Some places well known for kingfish hold fish all the time, but feeding only happens in short bursts. There can be a lot of casts where the water seems barren before suddenly fish appear out of nowhere to burst all over your lure. Of course, kingfish busting on the surface is heaven for topwater fishers. If their casts are accurate, hook-ups are almost guaranteed.

Stick baits seem to be the more popular choice for kingfish anglers at the moment, but poppers have their place too. Poppers, with their noise and splash, can be excellent at raising fish. If two of you are fishing together, one of you might want to fish a popper while the other tries a stick bait. Sometimes the popper will raise fish, but it’s the stick bait that hooks them and vice versa.

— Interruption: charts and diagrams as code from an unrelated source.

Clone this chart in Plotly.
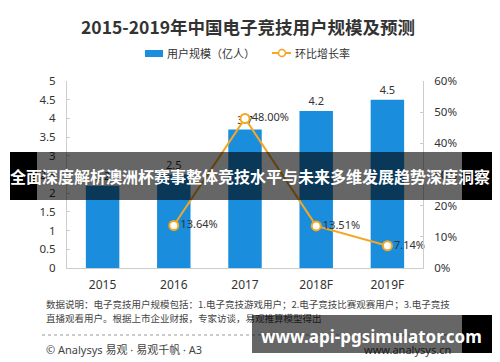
import plotly.graph_objects as go

years = ["2015", "2016", "2017", "2018F", "2019F"]
users = [2.2, 2.5, 3.7, 4.2, 4.5]
growth_years = ["2016", "2017", "2018F", "2019F"]
growth = [0.1364, 0.48, 0.1351, 0.0714]
growth_labels = ["13.64%", "48.00%", "13.51%", "7.14%"]

FONT = "Noto Sans, Noto Sans CJK SC, sans-serif"
CJK = "Noto Sans CJK SC, sans-serif"
BLUE = "#1a8ddc"
ORANGE = "#f5a623"

W, H = 500, 362
L, R, T, B = 67, 423, 81, 268


def xp(px):
    return (px - L) / (R - L)


def yp(py):
    return (B - py) / (B - T)


fig = go.Figure()
fig.add_trace(go.Bar(
    x=years, y=users, name="用户规模（亿人）",
    marker=dict(color=BLUE, line=dict(width=0)),
    width=0.47,
    text=[str(v) for v in users], textposition="outside",
    textfont=dict(size=11, color="#333", family=FONT),
    cliponaxis=False, showlegend=False,
))
fig.add_trace(go.Scatter(
    x=growth_years, y=growth, name="环比增长率", yaxis="y2",
    mode="lines+markers+text",
    line=dict(color=ORANGE, width=2),
    marker=dict(size=9, color="white", line=dict(color=ORANGE, width=2)),
    text=growth_labels, textposition="middle right",
    textfont=dict(size=11, color="#333", family=FONT),
    cliponaxis=False, showlegend=False,
))

annotations = [
    dict(text="<b>2015-2019年中国电子竞技用户规模及预测</b>", x=xp(248), y=yp(27),
         font=dict(size=17.5, color="#333", family=CJK)),
    # legend labels
    dict(text="用户规模（亿人）", x=xp(165), y=yp(53), xanchor="left",
         font=dict(size=11, color="#333", family=CJK)),
    dict(text="环比增长率", x=xp(293), y=yp(53), xanchor="left",
         font=dict(size=11, color="#333", family=CJK)),
    dict(text="数据说明：电子竞技用户规模包括：1.电子竞技游戏用户；2.电子竞技比赛观赛用户；3.电子竞技",
         x=xp(44), y=yp(304), xanchor="left", font=dict(size=9.5, color="#444", family=CJK)),
    dict(text="直播观看用户。根据上市企业财报，专家访谈，易观推算模型得出",
         x=xp(44), y=yp(318), xanchor="left", font=dict(size=9.5, color="#444", family=CJK)),
    dict(text="© Analysys 易观 · 易观千帆 · A3", x=xp(44), y=yp(349), xanchor="left",
         font=dict(size=11, color="#444", family=FONT)),
    dict(text="www.analysys.cn", x=xp(453), y=yp(349), xanchor="right",
         font=dict(size=11, color="#444", family=FONT)),
    # banner overlay
    dict(text=" ", x=xp(10), y=yp(152), xanchor="left", yanchor="top", width=27, height=48,
         bgcolor="black", borderpad=0, borderwidth=0),
    dict(text=" ", x=xp(37), y=yp(152), xanchor="left", yanchor="top", width=425, height=48,
         bgcolor="rgba(0,0,0,0.6)", borderpad=0, borderwidth=0),
    dict(text=" ", x=xp(462), y=yp(152), xanchor="left", yanchor="top", width=30, height=48,
         bgcolor="black", borderpad=0, borderwidth=0),
    dict(text="<b>全面深度解析澳洲杯赛事整体竞技水平与未来多维发展趋势深度洞察</b>",
         x=xp(250), y=yp(176), font=dict(size=16, color="white", family=CJK)),
    # bottom watermark
    dict(text=" ", x=xp(252), y=yp(315), xanchor="left", yanchor="top", width=210, height=38,
         bgcolor="rgba(0,0,0,0.6)", borderpad=0, borderwidth=0),
    dict(text=" ", x=xp(462), y=yp(315), xanchor="left", yanchor="top", width=30, height=38,
         bgcolor="black", borderpad=0, borderwidth=0),
    dict(text="<b>www.api-pgsimulator.com</b>", x=xp(371), y=yp(336),
         font=dict(size=17, color="white", family=FONT)),
]
for a in annotations:
    a.setdefault("xref", "paper")
    a.setdefault("yref", "paper")
    a.setdefault("showarrow", False)
    a.setdefault("xanchor", "center")
    a.setdefault("yanchor", "middle")

shapes = [
    # legend symbols
    dict(type="rect", x0=xp(145), x1=xp(163), y0=yp(50), y1=yp(57),
         fillcolor=BLUE, line=dict(width=0)),
    dict(type="line", x0=xp(272), x1=xp(291), y0=yp(53), y1=yp(53),
         line=dict(color=ORANGE, width=2)),
    dict(type="circle", x0=xp(278.5), x1=xp(285.5), y0=yp(49.5), y1=yp(56.5),
         fillcolor="white", line=dict(color=ORANGE, width=1.5)),
    # dotted separator
    dict(type="line", x0=xp(42), x1=xp(455), y0=yp(335), y1=yp(335),
         line=dict(color="#999", width=1, dash="dot")),
]
for s in shapes:
    s["xref"] = "paper"
    s["yref"] = "paper"

fig.update_layout(
    width=W, height=H,
    margin=dict(l=L, r=W - R, t=T, b=H - B, autoexpand=False),
    paper_bgcolor="white", plot_bgcolor="white",
    font=dict(family=FONT, color="#333"),
    showlegend=False,
    xaxis=dict(showline=True, linecolor="#ccc", linewidth=1, ticks="",
               tickfont=dict(size=12, color="#333"), showgrid=False, ticklabelstandoff=6),
    yaxis=dict(range=[0, 5], dtick=0.5, showline=True, linecolor="#ccc", ticks="inside",
               ticklen=3, tickcolor="#ccc", showgrid=False, zeroline=False,
               tickfont=dict(size=11.5, color="#333"), ticklabelstandoff=8),
    yaxis2=dict(range=[0, 0.6], dtick=0.1, tickformat=".0%", overlaying="y", side="right",
                showline=True, linecolor="#ccc", ticks="inside", ticklen=3, tickcolor="#ccc",
                showgrid=False, zeroline=False, tickfont=dict(size=11.5, color="#333"),
                ticklabelstandoff=8),
    annotations=annotations,
    shapes=shapes,
)

fig.write_html("out.html", config={"displayModeBar": False},
               post_script="document.body.style.margin='0';document.body.style.overflow='hidden';")
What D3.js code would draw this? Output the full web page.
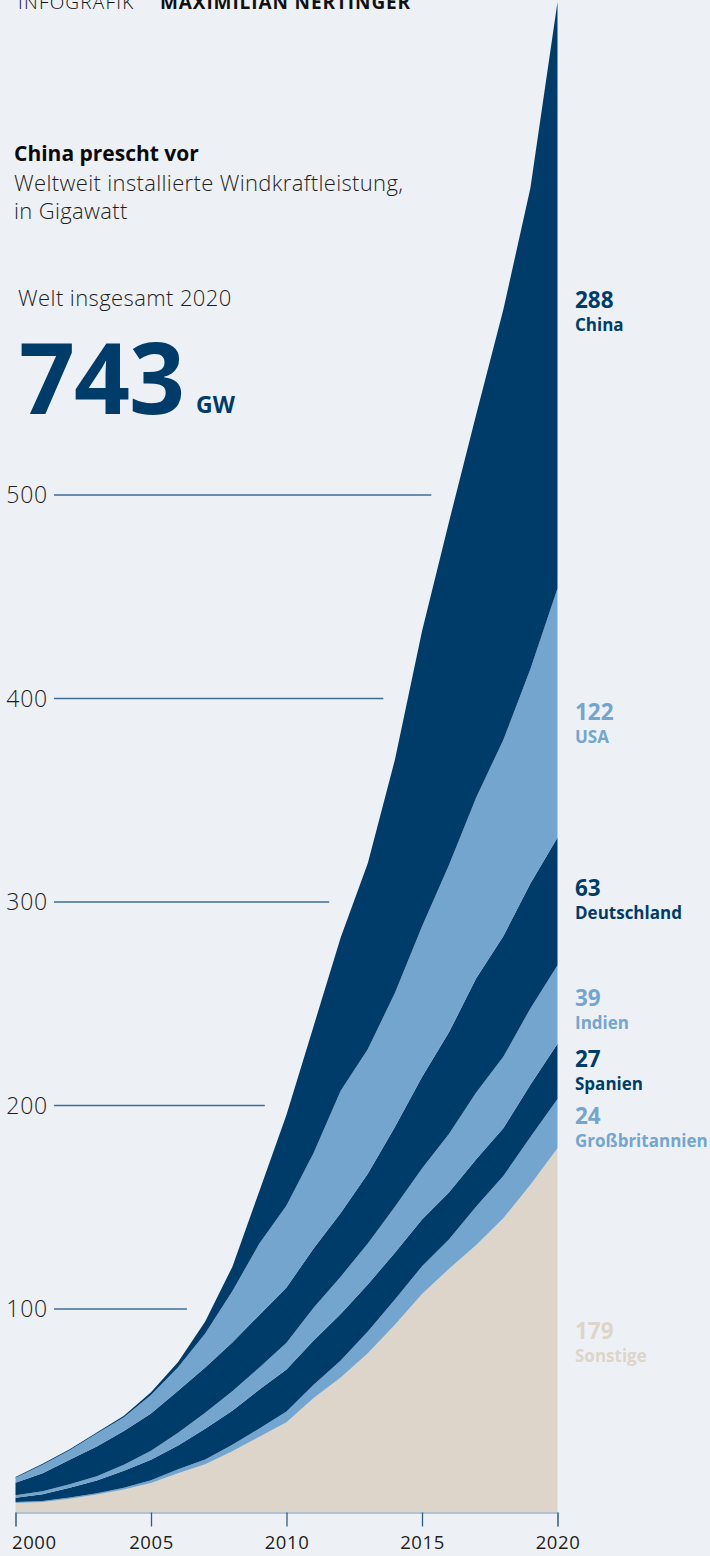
<!DOCTYPE html>
<html>
<head>
<meta charset="utf-8">
<script src="https://cdnjs.cloudflare.com/ajax/libs/d3/7.8.5/d3.min.js"></script>
<style>
  html, body { margin:0; padding:0; background:#edf1f5; }
  svg { display:block; font-family:"Open Sans", "Noto Sans", sans-serif; }
</style>
</head>
<body>
<svg id="chart" width="710" height="1556"></svg>
<script>
// Weltweit installierte Windkraftleistung, GW (kumuliert)
var years       = [2000,2001,2002,2003,2004,2005,2006,2007,2008,2009,2010,2011,2012,2013,2014,2015,2016,2017,2018,2019,2020];
var china       = [0.35,0.4,0.47,0.57,0.76,1.26,2.6,5.9,12.0,25.8,44.7,62.4,75.3,91.4,114.6,145.1,168.7,188.2,211.4,236.3,288.3];
var usa         = [2.5,4.2,4.7,6.4,6.7,9.1,11.6,16.8,25.2,35.1,40.2,46.9,60.0,61.1,65.9,73.9,82.2,88.9,96.4,105.4,122.3];
var deutschland = [6.1,8.8,12.0,14.6,16.6,18.4,20.6,22.2,23.9,25.8,27.2,29.1,31.3,34.3,39.2,44.9,50.0,56.1,59.3,61.4,62.8];
var indien      = [1.2,1.5,1.7,2.1,3.0,4.4,6.3,7.8,9.6,10.9,13.1,16.1,18.4,20.2,22.5,25.1,28.7,32.8,35.1,37.5,38.6];
var spanien     = [2.2,3.3,4.8,6.2,8.3,10.0,11.6,15.1,16.7,19.1,20.7,21.7,22.8,23.0,23.0,23.0,23.1,23.2,23.5,25.7,27.1];
var gb          = [0.4,0.5,0.6,0.7,0.9,1.4,2.0,2.4,3.2,4.1,5.2,6.5,8.4,10.7,12.4,13.6,14.5,18.9,20.7,23.5,24.2];
var sonstige    = [4.7,5.2,6.8,8.8,11.3,14.5,19.3,23.7,30.1,37.2,44.4,56.3,66.3,78.3,92.3,107.4,119.8,131.5,144.6,161.0,179.0];

var yTicks = [100,200,300,400,500];
var xTicks = [2000,2005,2010,2015,2020];
var labelNames  = ['China','USA','Deutschland','Indien','Spanien','Großbritannien','Sonstige'];
var labelValues = [288,122,63,39,27,24,179];
var worldTotal = 743;

var dark='#003c69', light='#74a5cf', beige='#ddd5c9';
var keys = ['Sonstige','Großbritannien','Spanien','Indien','Deutschland','USA','China'];
var colors = {China:dark, USA:light, Deutschland:dark, Indien:light, Spanien:dark, 'Großbritannien':light, Sonstige:beige};
// kleine Verschiebung der Beschriftungen, damit sie sich nicht überlappen
var labelNudge = {China:13, USA:7, Deutschland:-5, Indien:1, Spanien:-4, 'Großbritannien':0, Sonstige:9};

var rows = years.map(function(y,i){
  return {year:y, China:china[i], USA:usa[i], Deutschland:deutschland[i], Indien:indien[i],
          Spanien:spanien[i], 'Großbritannien':gb[i], Sonstige:sonstige[i]};
});

var svg = d3.select('#chart');
svg.append('rect').attr('width',710).attr('height',1556).attr('fill','#edf1f5');

var x = d3.scaleLinear().domain([2000,2020]).range([15.5,557.5]);
var y = d3.scaleLinear().domain([0,500]).range([1512.5,495]);

var series = d3.stack().keys(keys)(rows);

// Gitterlinien, enden kurz vor der Fläche
var topLayer = series[series.length-1];
function crossX(v){
  for (var i=1;i<topLayer.length;i++){
    if (topLayer[i][1]>=v){
      var a=topLayer[i-1], b=topLayer[i], f=(v-a[1])/(b[1]-a[1]);
      return x(a.data.year + f*(b.data.year-a.data.year));
    }
  }
  return x(2020);
}
var grid = svg.append('g');
yTicks.forEach(function(t){
  grid.append('line')
    .attr('x1',54).attr('x2',crossX(t)-24.5)
    .attr('y1',y(t)).attr('y2',y(t))
    .style('stroke','#3f6d98').style('stroke-width',1.3);
  grid.append('text')
    .attr('x',48).attr('y',y(t)+8)
    .style('text-anchor','end')
    .style('font-size','23px').style('font-weight',300).style('fill','#1e1e1e')
    .style('letter-spacing','0.8px')
    .text(t);
});

var area = d3.area()
  .x(function(d){ return x(d.data.year); })
  .y0(function(d){ return y(d[0]); })
  .y1(function(d){ return y(d[1]); });

svg.append('g').selectAll('path')
  .data(series).enter().append('path')
  .attr('d',area)
  .style('fill',function(d){ return colors[d.key]; });

// x-Achse
var ax = svg.append('g').attr('transform','translate(0,'+y(0)+')')
  .call(d3.axisBottom(x).tickValues(xTicks).tickFormat(d3.format('d')).tickSize(14).tickPadding(7));
ax.select('.domain').style('stroke','#9fb6cb').style('stroke-width',1.5);
ax.selectAll('.tick line').style('stroke','#2d5e88').style('stroke-width',1.3);
ax.selectAll('.tick text')
  .style('font-family','"Open Sans", sans-serif').style('font-size','18.5px')
  .style('letter-spacing','0.6px')
  .style('fill','#1e1e1e')
  .attr('dy','0.85em');
ax.selectAll('.tick text').filter(function(d){ return d===2000; })
  .style('text-anchor','start').attr('x',-4);

// Beschriftungen rechts
var last = rows.length-1;
labelNames.forEach(function(name,i){
  var s = series[keys.indexOf(name)];
  var mid = (y(s[last][0])+y(s[last][1]))/2 + labelNudge[name];
  var g = svg.append('g').attr('transform','translate(575,'+mid+')');
  g.append('text').attr('y',0)
    .style('font-size','22.5px').style('font-weight',700).style('fill',colors[name])
    .text(labelValues[i]);
  g.append('text').attr('y',23)
    .style('font-size','17px').style('font-weight',700).style('fill',colors[name])
    .text(name);
});

// Kopf
var hd = svg.append('text').attr('x',18).attr('y',9)
  .style('font-size','19px').style('letter-spacing','1.2px').style('fill','#111');
hd.append('tspan').style('font-weight',300).text('INFOGRAFIK');
hd.append('tspan').attr('x',160).style('font-weight',700).style('letter-spacing','0.9px').text('MAXIMILIAN NERTINGER');

svg.append('text').attr('x',14).attr('y',161)
  .style('font-size','21px').style('font-weight',700).style('fill','#0a0a0a')
  .text('China prescht vor');
svg.append('text').attr('x',14).attr('y',191)
  .style('font-size','22px').style('font-weight',300).style('fill','#1e1e1e')
  .style('letter-spacing','0.35px')
  .text('Weltweit installierte Windkraftleistung,');
svg.append('text').attr('x',14).attr('y',219)
  .style('font-size','22px').style('font-weight',300).style('fill','#1e1e1e')
  .style('letter-spacing','0.35px')
  .text('in Gigawatt');

svg.append('text').attr('x',18).attr('y',306)
  .style('font-size','22px').style('font-weight',300).style('fill','#1e1e1e')
  .style('letter-spacing','0.4px')
  .text('Welt insgesamt 2020');
svg.append('text').attr('x',19).attr('y',414)
  .style('font-size','98px').style('font-weight',700).style('fill',dark)
  .style('letter-spacing','-1px')
  .text(worldTotal);
svg.append('text').attr('x',196).attr('y',413)
  .style('font-size','23px').style('font-weight',700).style('fill',dark)
  .text('GW');
</script>
</body>
</html>
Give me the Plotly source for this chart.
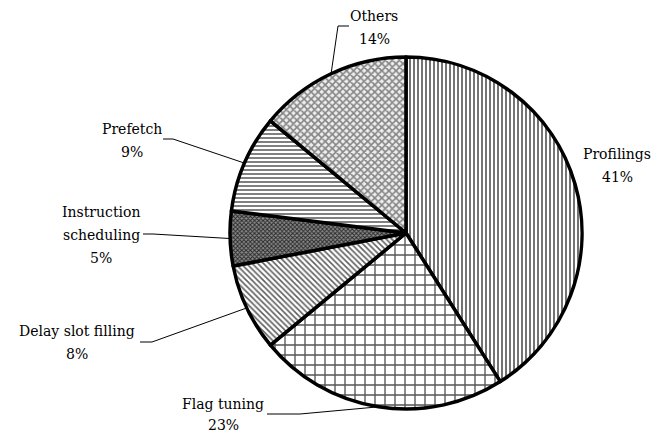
import math
import plotly.graph_objects as go

labels = ["Profilings", "Flag tuning", "Delay slot filling", "Instruction scheduling", "Prefetch", "Others"]
values = [41, 23, 8, 5, 9, 14]
label_lines = [["Profilings"], ["Flag tuning"], ["Delay slot filling"],
               ["Instruction", "scheduling"], ["Prefetch"], ["Others"]]

W, H = 662, 435
cx, cy, R = 406, 233, 176

pattern_shapes = ["|", "+", "\\", "x", "-", "x"]
pattern_sizes = [4, 10, 4, 3, 4, 5]
pattern_solid = [0.4, 0.25, 0.4, 0.55, 0.4, 0.55]
pattern_fg = ["#505050", "#555555", "#606060", "#2a2a2a", "#606060", "#858585"]
pattern_bg = ["white", "white", "white", "#8c8c8c", "white", "#eeeeee"]

# layout: x centre of label block and y of its first line (pixels), line gap
label_x = [617, 223, 77, 101, 132, 374]
label_y0 = [154, 404, 331, 212, 129, 16]
LINE_GAP = [23, 21, 23, 23, 23, 23]
stubs = [None, [(267, 414), (300, 414)], [(140, 342), (152, 342)],
         [(143, 234), (153, 234)], [(163, 139), (173, 139)], [(349, 26), (338, 26)]]

FONT = "DejaVu Serif"

fig = go.Figure(go.Pie(
    labels=labels, values=values, sort=False, direction="clockwise", rotation=0,
    textinfo="none", hoverinfo="label+percent",
    marker=dict(
        colors=["white"] * len(values),
        line=dict(color="black", width=3.5),
        pattern=dict(shape=pattern_shapes, size=pattern_sizes, solidity=pattern_solid,
                     fgcolor=pattern_fg, bgcolor=pattern_bg, fillmode="replace"),
    ),
    domain=dict(x=[(cx - R) / W, (cx + R) / W], y=[(H - cy - R) / H, (H - cy + R) / H]),
    showlegend=False,
))

total = sum(values)
cum = 0
annotations = []
shapes = []
for i, v in enumerate(values):
    mid = (cum + v / 2) / total
    cum += v
    th = 2 * math.pi * mid
    ex = cx + R * math.sin(th)
    ey = cy - R * math.cos(th)
    pct = f"{round(v / total * 100)}%"
    lines = label_lines[i] + [pct]
    for k, t in enumerate(lines):
        ly = label_y0[i] + k * LINE_GAP[i]
        annotations.append(dict(
            x=label_x[i] / W, y=1 - ly / H, xref="paper", yref="paper",
            text=t, showarrow=False,
            xanchor="center", yanchor="middle", align="center",
            font=dict(family=FONT, size=14, color="black"),
        ))
    if stubs[i]:
        pts = stubs[i] + [(ex, ey)]
        path = "M " + " L ".join(f"{px / W},{1 - py / H}" for px, py in pts)
        shapes.append(dict(type="path", path=path, xref="paper", yref="paper",
                           line=dict(color="black", width=1)))

fig.update_layout(
    width=W, height=H, margin=dict(l=0, r=0, t=0, b=0),
    paper_bgcolor="white", plot_bgcolor="white",
    font=dict(family=FONT),
    annotations=annotations, shapes=shapes,
)
fig.write_html("out.html")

Deep swimming lures can help to locate kingfish.

Fishing topwater around anchovy schools works well too. Although many of the kingfish harassing anchovies are quite small, some are not. Bigger specimens patrol the area too, perhaps preying on those mackerel or kahawai intent on a feed of anchovies. These fish will attack large lures like stick baits. You might hook a few undersized kings as well, but the size of the lure tends to discourage all but the boldest of the rats.


With all my topwater lures, I squeeze down the hooks’ barbs as a matter of course, not only to reduce damage to the fish, but also for my own safety should I get a hook in my body. Barbless hooks are much easier to remove from both fish and humans!

Typical Hauraki Gulf kingfish, taken on a soft plastic.

A simple technique to locate suitably sized and hungry kingfish is to slow troll-poppers or stick baits in the vicinity of a work-up, or in areas known to hold kingfish – reefs, headlands, islands etc. – working the lures with rod in hand until you raise or hook a fish. You can do the same by trolling a sub-surface lure – a Rapala or a sinking stick bait.

Once a kingfish is hooked, casts to the general area the fish was hooked can provide multiple strikes. Other fish will invariably follow the hooked kingfish to the boat, where you can more easily target them. The rest of the school gets excited when one of their number is hooked and they’ll bite much more readily.